Collected material —

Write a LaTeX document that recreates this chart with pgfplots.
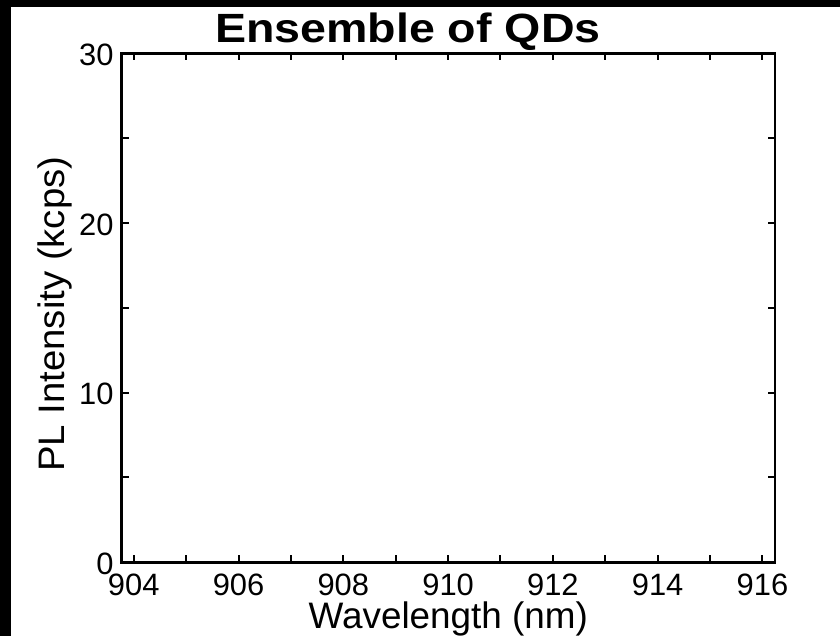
\documentclass[border=0pt]{standalone}
\usepackage{pgfplots}
\pgfplotsset{compat=1.18}
\usepackage{fontspec}
\setmainfont{Liberation Sans}
\begin{document}
\begin{tikzpicture}
\useasboundingbox (0,0) rectangle (840bp,636bp);
\fill[white] (0,0) rectangle (840bp,636bp);
\fill[black] (0,0) rectangle (11bp,636bp);
\fill[black] (0,629bp) rectangle (840bp,636bp);
\begin{axis}[
  at={(121.7bp,73.7bp)}, anchor=south west,
  scale only axis,
  width=653.3bp, height=509bp,
  xmin=903.77, xmax=916.24,
  ymin=0, ymax=30,
  xtick={904,906,908,910,912,914,916},
  minor xtick={905,907,909,911,913,915},
  ytick={0,10,20,30},
  minor ytick={5,15,25},
  tick align=inside,
  major tick length=7bp, minor tick length=7bp,
  tick style={black, line width=2bp},
  axis line style={black, line width=2.8bp},
  /pgf/number format/assume math mode=true,
  /pgf/number format/set thousands separator={},
  ticklabel style={font=\fontsize{31}{34}\selectfont, inner sep=0pt},
  xticklabel style={anchor=base, yshift=-32.7bp},
  yticklabel style={anchor=east, xshift=-8bp, yshift=-1.5bp},
  every axis title shift=0pt,
  title={\scalebox{1.14}[1]{\textbf{Ensemble of QDs}}},
  title style={at={(axis description cs:0.438,1)}, anchor=base, yshift=10.6bp, inner sep=0pt, font=\fontsize{41}{46}\selectfont},
  xlabel={Wavelength (nm)},
  xlabel style={at={(axis description cs:0.5,0)}, anchor=base, yshift=-66bp, inner sep=0pt, font=\fontsize{37}{40}\selectfont},
  ylabel={\scalebox{1.04}[1]{PL Intensity (kcps)}},
  ylabel style={at={(axis description cs:-0.0868,0.4874)}, anchor=base, inner sep=0pt, font=\fontsize{37}{40}\selectfont},
]
\end{axis}
\end{tikzpicture}
\end{document}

The exercise —
Transcribe the listing in full and omit the pictures.

Result of this task —
Write a LaTeX document that recreates this chart with pgfplots.
\documentclass[border=0pt]{standalone}
\usepackage{pgfplots}
\pgfplotsset{compat=1.18}
\usepackage{fontspec}
\setmainfont{Liberation Sans}
\begin{document}
\begin{tikzpicture}
\useasboundingbox (0,0) rectangle (840bp,636bp);
\fill[white] (0,0) rectangle (840bp,636bp);
\fill[black] (0,0) rectangle (11bp,636bp);
\fill[black] (0,629bp) rectangle (840bp,636bp);
\begin{axis}[
  at={(121.7bp,73.7bp)}, anchor=south west,
  scale only axis,
  width=653.3bp, height=509bp,
  xmin=903.77, xmax=916.24,
  ymin=0, ymax=30,
  xtick={904,906,908,910,912,914,916},
  minor xtick={905,907,909,911,913,915},
  ytick={0,10,20,30},
  minor ytick={5,15,25},
  tick align=inside,
  major tick length=7bp, minor tick length=7bp,
  tick style={black, line width=2bp},
  axis line style={black, line width=2.8bp},
  /pgf/number format/assume math mode=true,
  /pgf/number format/set thousands separator={},
  ticklabel style={font=\fontsize{31}{34}\selectfont, inner sep=0pt},
  xticklabel style={anchor=base, yshift=-32.7bp},
  yticklabel style={anchor=east, xshift=-8bp, yshift=-1.5bp},
  every axis title shift=0pt,
  title={\scalebox{1.14}[1]{\textbf{Ensemble of QDs}}},
  title style={at={(axis description cs:0.438,1)}, anchor=base, yshift=10.6bp, inner sep=0pt, font=\fontsize{41}{46}\selectfont},
  xlabel={Wavelength (nm)},
  xlabel style={at={(axis description cs:0.5,0)}, anchor=base, yshift=-66bp, inner sep=0pt, font=\fontsize{37}{40}\selectfont},
  ylabel={\scalebox{1.04}[1]{PL Intensity (kcps)}},
  ylabel style={at={(axis description cs:-0.0868,0.4874)}, anchor=base, inner sep=0pt, font=\fontsize{37}{40}\selectfont},
]
\end{axis}
\end{tikzpicture}
\end{document}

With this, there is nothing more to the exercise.